# STATED TASK
Print the listing in its entirety and exactly, leaving out images.

# GIVEN INFORMATION
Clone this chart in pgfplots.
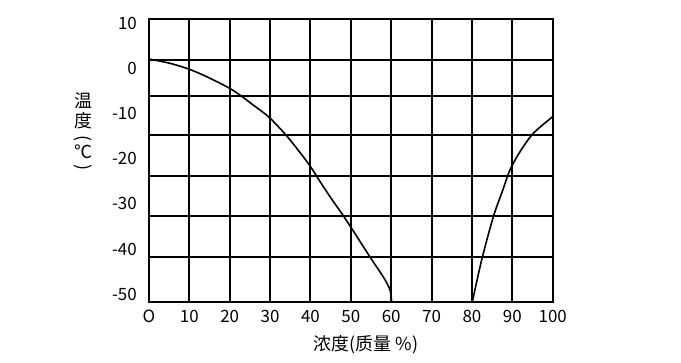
\documentclass[border=0pt]{standalone}
\usepackage{fontspec}
\setmainfont{Noto Sans CJK JP}
\usepackage{graphicx}
\usepackage{pgfplots}
\pgfplotsset{compat=1.18}
\begin{document}
\begin{tikzpicture}
\useasboundingbox (-149bp,-61.3bp) rectangle (532bp,301.7bp);
\begin{axis}[
  at={(0,0)}, anchor=south west,
  scale only axis, width=403.7bp, height=282.7bp,
  xmin=0, xmax=100, ymin=-51.66, ymax=10.95,
  axis line style={line width=2bp},
  grid=major, grid style={black, line width=2bp},
  tick style={draw=none},
  xtick={0,10,...,100},
  xticklabels={O,10,20,30,40,50,60,70,80,90,100},
  xticklabel style={font=\fontsize{17}{17}\selectfont, inner sep=0pt, anchor=north, yshift=-8bp},
  ytick={1.98,-6.10,-14.74,-23.77,-32.7,-41.78},
  yticklabels={},
  extra y ticks={10,0,-10,-20,-30,-40,-50},
  extra y tick labels={10,0,-10,-20,-30,-40,-50},
  extra y tick style={grid=none, yticklabel style={font=\fontsize{17}{17}\selectfont, inner sep=0pt, anchor=east, xshift=-12bp}},
  clip=false,
]
\addplot[black, line width=1.6bp, smooth] coordinates {
(0,2.09) (5.2,1.14) (10,-0.19) (14.3,-1.83) (19.7,-4.26) (22.5,-5.88) (25.8,-8.1)
(29.6,-10.69) (33.7,-14.52) (36.6,-17.69) (39.9,-21.6) (42.4,-25.1) (45.3,-29.0)
(48.8,-33.5) (54.8,-41.83) (58.0,-46.12) (59.7,-49.07) (60.1,-51.66)};
\addplot[black, line width=1.6bp, smooth] coordinates {
(80.1,-51.66) (82.4,-42.43) (85.3,-32.84) (87.8,-26.54) (89.4,-22.49) (91.9,-18.44)
(95.2,-14.36) (100,-10.69)};
\node[inner sep=0pt, font=\fontsize{18}{18}\selectfont] at (rel axis cs:-0.1635,0.602)
  {\shortstack{温\\[1pt]度\\[3pt]\rotatebox{-90}{(}\\[1pt]℃\\[2pt]\rotatebox{-90}{)}}};
\node[inner sep=0pt, font=\fontsize{18}{18}\selectfont] at (rel axis cs:0.5375,-0.152) {浓度(质量 \%)};
\end{axis}
\end{tikzpicture}
\end{document}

# RESULT OF THE TASK
Clone this chart in pgfplots.
\documentclass[border=0pt]{standalone}
\usepackage{fontspec}
\setmainfont{Noto Sans CJK JP}
\usepackage{graphicx}
\usepackage{pgfplots}
\pgfplotsset{compat=1.18}
\begin{document}
\begin{tikzpicture}
\useasboundingbox (-149bp,-61.3bp) rectangle (532bp,301.7bp);
\begin{axis}[
  at={(0,0)}, anchor=south west,
  scale only axis, width=403.7bp, height=282.7bp,
  xmin=0, xmax=100, ymin=-51.66, ymax=10.95,
  axis line style={line width=2bp},
  grid=major, grid style={black, line width=2bp},
  tick style={draw=none},
  xtick={0,10,...,100},
  xticklabels={O,10,20,30,40,50,60,70,80,90,100},
  xticklabel style={font=\fontsize{17}{17}\selectfont, inner sep=0pt, anchor=north, yshift=-8bp},
  ytick={1.98,-6.10,-14.74,-23.77,-32.7,-41.78},
  yticklabels={},
  extra y ticks={10,0,-10,-20,-30,-40,-50},
  extra y tick labels={10,0,-10,-20,-30,-40,-50},
  extra y tick style={grid=none, yticklabel style={font=\fontsize{17}{17}\selectfont, inner sep=0pt, anchor=east, xshift=-12bp}},
  clip=false,
]
\addplot[black, line width=1.6bp, smooth] coordinates {
(0,2.09) (5.2,1.14) (10,-0.19) (14.3,-1.83) (19.7,-4.26) (22.5,-5.88) (25.8,-8.1)
(29.6,-10.69) (33.7,-14.52) (36.6,-17.69) (39.9,-21.6) (42.4,-25.1) (45.3,-29.0)
(48.8,-33.5) (54.8,-41.83) (58.0,-46.12) (59.7,-49.07) (60.1,-51.66)};
\addplot[black, line width=1.6bp, smooth] coordinates {
(80.1,-51.66) (82.4,-42.43) (85.3,-32.84) (87.8,-26.54) (89.4,-22.49) (91.9,-18.44)
(95.2,-14.36) (100,-10.69)};
\node[inner sep=0pt, font=\fontsize{18}{18}\selectfont] at (rel axis cs:-0.1635,0.602)
  {\shortstack{温\\[1pt]度\\[3pt]\rotatebox{-90}{(}\\[1pt]℃\\[2pt]\rotatebox{-90}{)}}};
\node[inner sep=0pt, font=\fontsize{18}{18}\selectfont] at (rel axis cs:0.5375,-0.152) {浓度(质量 \%)};
\end{axis}
\end{tikzpicture}
\end{document}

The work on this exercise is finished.